((
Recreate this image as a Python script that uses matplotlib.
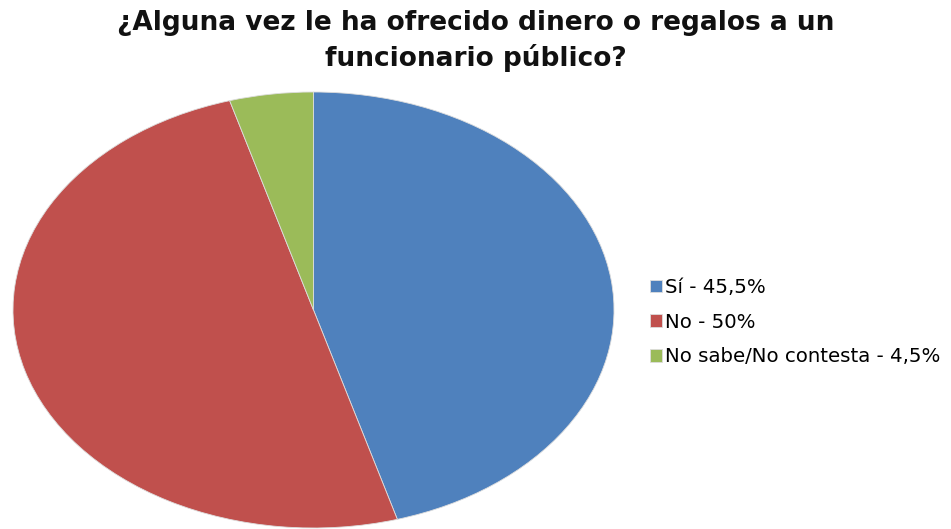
import matplotlib.pyplot as plt

# datos
labels = ["Sí - 45,5%", "No - 50%", "No sabe/No contesta - 4,5%"]
values = [45.5, 50.0, 4.5]
colors = ["#4F81BD", "#C0504D", "#9BBB59"]

title = "¿Alguna vez le ha ofrecido dinero o regalos a un\nfuncionario público?"

plt.rcParams["font.family"] = ["DejaVu Sans"]

fig = plt.figure(figsize=(9.51, 5.29), dpi=100)
ax = fig.add_axes([13 / 951, 1 / 529, 601 / 951, 436 / 529])

wedges, _ = ax.pie(values, colors=colors, startangle=90, counterclock=False,
                   radius=1.0, wedgeprops=dict(edgecolor="#dddddd", linewidth=0.6))
ax.set_aspect("auto")
ax.set_xlim(-1, 1)
ax.set_ylim(-1, 1)
ax.axis("off")

fig.text(476 / 951, 1 - 41 / 529, title, ha="center", va="center", fontsize=19,
         fontweight="bold", linespacing=1.38, color="#111111")

leg = fig.legend(wedges, labels, loc="center left",
                 bbox_to_anchor=(646 / 951, 1 - 322 / 529), frameon=False,
                 fontsize=14.2, handlelength=0.6, handleheight=0.6,
                 handletextpad=0.15, labelspacing=0.8, borderpad=0.2,
                 borderaxespad=0)

fig.savefig("out.png", dpi=100)
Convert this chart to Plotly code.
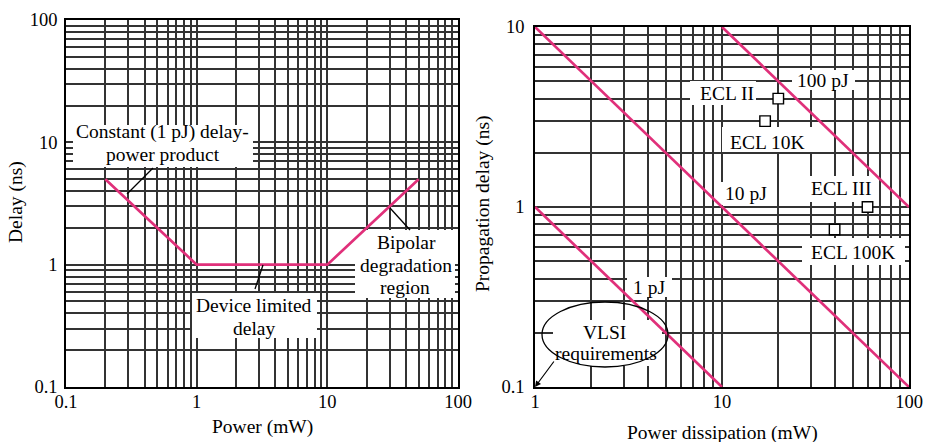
import math
import plotly.graph_objects as go

W, H = 927, 442
FONT = "Liberation Serif"
FS = 19.5        # label / title size
TFS = 18.5       # tick label size
PINK = "#e0307a"
GRID = "#333333"

# ---------------- data ----------------
# Left chart: delay vs power
left_power = [0.2, 1, 10, 50]
left_delay = [5, 1, 1, 5]

# Right chart: constant delay-power product lines (end points)
pj1_power = [1, 10]
pj1_delay = [1, 0.1]
pj10_power = [1, 100]
pj10_delay = [10, 0.1]
pj100_power = [10, 100]
pj100_delay = [10, 1]

# Right chart: ECL families
ecl_names = ["ECL II", "ECL 10K", "ECL III", "ECL 100K"]
ecl_power = [20, 17, 60, 40]
ecl_delay = [4, 3, 1, 0.75]

# tick labels (decades)
left_x_decades = [0.1, 1, 10, 100]
left_y_decades = [0.1, 1, 10, 100]
right_x_decades = [1, 10, 100]
right_y_decades = [0.1, 1, 10]
decade_labels = {0.1: "0.1", 1: "1", 10: "10", 100: "100"}

# ---------------- layout geometry (pixels) ----------------
LBOX = (66, 20, 458, 387)   # left, top, right, bottom
RBOX = (535, 27, 909, 387)
LRANGE = (left_x_decades, left_y_decades)
RRANGE = (right_x_decades, right_y_decades)


def domain(box):
    return ([box[0] / W, box[2] / W], [1 - box[3] / H, 1 - box[1] / H])


def to_dom(box, px, py):
    return ((px - box[0]) / (box[2] - box[0]), (box[3] - py) / (box[3] - box[1]))


def to_data(box, rng, px, py):
    fx, fy = to_dom(box, px, py)
    lx0, lx1 = math.log10(rng[0][0]), math.log10(rng[0][-1])
    ly0, ly1 = math.log10(rng[1][0]), math.log10(rng[1][-1])
    return 10 ** (lx0 + fx * (lx1 - lx0)), 10 ** (ly0 + fy * (ly1 - ly0))


def grid_vals(decades):
    vals = []
    for d in decades[:-1]:
        vals += [d * k for k in range(1, 10)]
    vals.append(decades[-1])
    return vals


def grid_text(decades):
    out = []
    for v in grid_vals(decades):
        hit = [d for d in decades if abs(v - d) < 1e-9 * max(1, d)]
        out.append(decade_labels[hit[0]] if hit else "")
    return out


fig = go.Figure()

L = ("x", "y")
R = ("x2", "y2")


# white label backgrounds (as filled traces so they sit above the grid)
def white_box(box, rng, refs, x0, y0, x1, y1):
    a = to_data(box, rng, x0, y1)
    b = to_data(box, rng, x1, y0)
    fig.add_trace(go.Scatter(x=[a[0], b[0], b[0], a[0], a[0]],
                             y=[a[1], a[1], b[1], b[1], a[1]],
                             mode="lines", fill="toself", fillcolor="white",
                             line=dict(width=0, color="white"), hoverinfo="skip",
                             xaxis=refs[0], yaxis=refs[1], showlegend=False))


white_box(LBOX, LRANGE, L, 73, 125, 253, 167)
white_box(LBOX, LRANGE, L, 192, 293, 317, 338)
white_box(LBOX, LRANGE, L, 355, 230, 455, 298)
white_box(RBOX, RRANGE, R, 792, 70, 855, 90)
white_box(RBOX, RRANGE, R, 690, 81, 756, 105)
white_box(RBOX, RRANGE, R, 722, 127, 812, 152)
white_box(RBOX, RRANGE, R, 720, 182, 773, 205)
white_box(RBOX, RRANGE, R, 805, 176, 876, 202)
white_box(RBOX, RRANGE, R, 802, 238, 905, 265)
white_box(RBOX, RRANGE, R, 627, 277, 672, 297)
white_box(RBOX, RRANGE, R, 553, 320, 662, 366)

line_style = dict(color=PINK, width=2.7)
fig.add_trace(go.Scatter(x=left_power, y=left_delay, mode="lines", line=line_style,
                         xaxis="x", yaxis="y", showlegend=False, cliponaxis=False))
for xs, ys in [(pj1_power, pj1_delay), (pj10_power, pj10_delay), (pj100_power, pj100_delay)]:
    fig.add_trace(go.Scatter(x=xs, y=ys, mode="lines", line=line_style,
                             xaxis="x2", yaxis="y2", showlegend=False, cliponaxis=False))
fig.add_trace(go.Scatter(x=ecl_power, y=ecl_delay, mode="markers", text=ecl_names,
                         marker=dict(symbol="square", size=10.5, color="white",
                                     line=dict(color="black", width=1.4)),
                         xaxis="x2", yaxis="y2", showlegend=False, cliponaxis=False))


def axis(decades, dom, anchor, standoff):
    return dict(
        type="log", domain=dom, anchor=anchor,
        range=[math.log10(decades[0]), math.log10(decades[-1])],
        tickmode="array", tickvals=grid_vals(decades), ticktext=grid_text(decades),
        ticks="", ticklabelstandoff=standoff,
        showgrid=True, gridcolor=GRID, gridwidth=1.6,
        showline=True, linecolor="black", linewidth=1.6, mirror=True,
        zeroline=False, automargin=False,
        tickfont=dict(family=FONT, size=TFS, color="black"),
        fixedrange=True,
    )


ldx, ldy = domain(LBOX)
rdx, rdy = domain(RBOX)
fig.update_layout(
    width=W, height=H, autosize=False,
    margin=dict(l=0, r=0, t=0, b=0, pad=0, autoexpand=False),
    paper_bgcolor="white", plot_bgcolor="white",
    font=dict(family=FONT, size=FS, color="black"),
    showlegend=False,
    xaxis=axis(left_x_decades, ldx, "y", -3),
    yaxis=axis(left_y_decades, ldy, "x", 3),
    xaxis2=axis(right_x_decades, rdx, "y2", -3),
    yaxis2=axis(right_y_decades, rdy, "x2", 5),
)

shapes = []
annotations = []


def label(box, refs, px, py, text):
    a, b = to_dom(box, px, py)
    annotations.append(dict(xref=refs[0] + " domain", yref=refs[1] + " domain",
                            x=a, y=b, text=text, showarrow=False,
                            xanchor="center", yanchor="middle",
                            font=dict(family=FONT, size=FS, color="black")))


def leader(box, refs, x0, y0, x1, y1):
    a0, b0 = to_dom(box, x0, y0)
    a1, b1 = to_dom(box, x1, y1)
    shapes.append(dict(type="line", xref=refs[0] + " domain", yref=refs[1] + " domain",
                       x0=a0, y0=b0, x1=a1, y1=b1, line=dict(color="black", width=1.3),
                       layer="above"))


# left chart labels
label(LBOX, L, 162.5, 132, "Constant (1 pJ) delay-")
label(LBOX, L, 163, 155, "power product")
leader(LBOX, L, 127, 194, 153, 168)

label(LBOX, L, 254, 305, "Device limited")
label(LBOX, L, 254, 328, "delay")
leader(LBOX, L, 263, 265, 255, 289)

label(LBOX, L, 406, 243, "Bipolar")
label(LBOX, L, 406, 265, "degradation")
label(LBOX, L, 405, 287, "region")
leader(LBOX, L, 390, 208, 410, 230)

# right chart labels
label(RBOX, R, 823, 80, "100 pJ")
label(RBOX, R, 727, 93, "ECL II")
label(RBOX, R, 767, 142, "ECL 10K")
label(RBOX, R, 746, 193, "10 pJ")
label(RBOX, R, 841, 188, "ECL III")
label(RBOX, R, 853, 252, "ECL 100K")
label(RBOX, R, 649, 287, "1 pJ")
label(RBOX, R, 604, 332, "VLSI")
label(RBOX, R, 606, 353, "requirements")

# VLSI ellipse
e0 = to_dom(RBOX, 542, 367)
e1 = to_dom(RBOX, 668, 302)
shapes.append(dict(type="circle", xref="x2 domain", yref="y2 domain",
                   x0=e0[0], y0=e0[1], x1=e1[0], y1=e1[1],
                   line=dict(color="black", width=1.3), layer="above"))
# arrow to (1 mW, 0.1 ns)
annotations.append(dict(xref="x2", yref="y2", x=math.log10(right_x_decades[0]),
                        y=math.log10(right_y_decades[0]), text="", showarrow=True,
                        ax=20, ay=-27, arrowhead=2, arrowsize=1, arrowwidth=1.2,
                        arrowcolor="black", standoff=0))


# axis titles
def title(px, py, text, angle=0):
    annotations.append(dict(xref="paper", yref="paper", x=px / W, y=1 - py / H,
                            text=text, showarrow=False, textangle=angle,
                            xanchor="center", yanchor="middle",
                            font=dict(family=FONT, size=FS, color="black")))


title(16, 202, "Delay (ns)", -90)
title(262, 427, "Power (mW)")
title(483, 204, "Propagation delay (ns)", -90)
title(722, 433, "Power dissipation (mW)")

fig.update_layout(shapes=shapes, annotations=annotations)
fig.write_html("out.html", config={"displayModeBar": False, "responsive": False},
               post_script="document.body.style.margin='0px';document.body.style.overflow='hidden';")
))
#### [BRIEF]
Your answer should be only the number of lines that hold the word "chart".

#### [PROBLEM SOLUTION]
6